On April 15, 2019, the Environmental Protection Agency issued an Interpretive Statement (“Interpretive Statement on Releases of Pollutants from Point Sources to Groundwater”), which states that: “releases of pollutants to groundwater are categorically excluded from the Clean Water Act’s permitting requirements because Congress explicitly left regulation of discharges to groundwater to the states and to the EPA under other statutory authorities.”
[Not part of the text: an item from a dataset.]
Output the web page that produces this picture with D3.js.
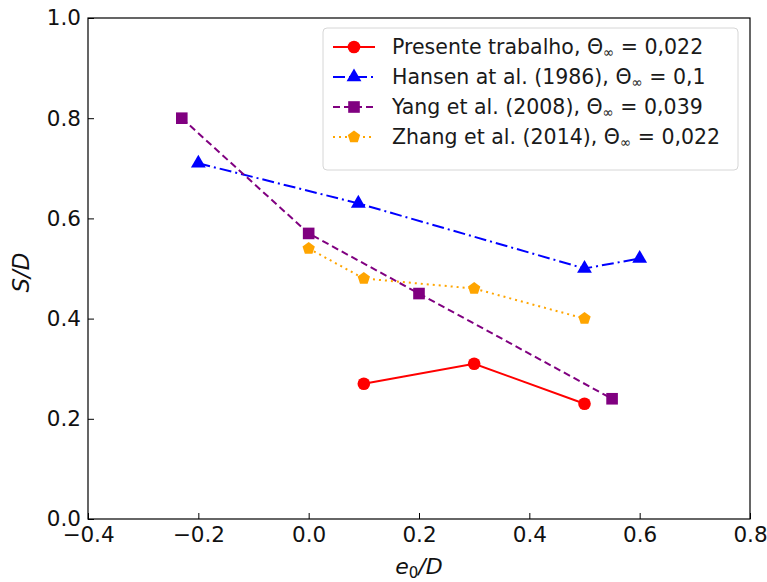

What does this mean? Well, the agency would be formally reversing its longstanding interpretation of the Clean Water Act. If pollutants are discharged from point sources through groundwater before they reach surface waters -- those pollutants would be EXEMPT from Clean Water Act regulation. Meaning, pollutant discharges to Waters of the United States from things like pipelines, wells, mines, deep well injection, animal feeding operation, and other pollution sources through groundwater would be near impossible to regulate under the CWA. It could also create an incentive for polluters to discharge waste into the groundwater, instead of getting the proper permits to dispose of it otherwise.
Miami Waterkeeper signed on to Waterkeeper Alliance comments on this statement opposing this new interpretation, which threatens our groundwater and aquifers and could lead to significant pollution. Point sources that pollute like this should, therefore, be required to obtain a permit under the National Pollutant Discharge Elimination System, just like sources that discharge pollutants directly to rivers and streams.
Miami Waterkeeper is not alone: This exact issue has previously been addressed by the EPA itself and multiple courts, which have repeatedly and correctly rejected the prescriptive rule that EPA now seeks to adopt via the Interpretive Statement.
Excluding pollutants to groundwater from the Clean Water Act’s permitting requirements will irresponsibly and dangerously impede the ability of the EPA, states, tribes, and citizens to protect water bodies and people who use them across the country⸻the exact goal of the CWA. No other federal or state laws adequately and consistently act to prevent the discharge of pollution from point sources to surface waters, including through hydrologically connected groundwaters; therefore, this interpretation could lead to harm to the public health, water quality, and wildlife, and would be arbitrary and capricious, an abuse of discretion and unlawful.
We have, through our comments, requested that the EPA withdraw its April 2019 Interpretive Statement and abandon its effort to reverse its longstanding interpretation. We feel that EPA should not attempt to meddle with the workable, fact-specific inquiry that the agency has relied upon for decades to answer the question of whether the “direct hydrological connection” standard is met. The Clean Water Act is a critically important means of protecting our waters, and it should be enforced as written rather than circumvented.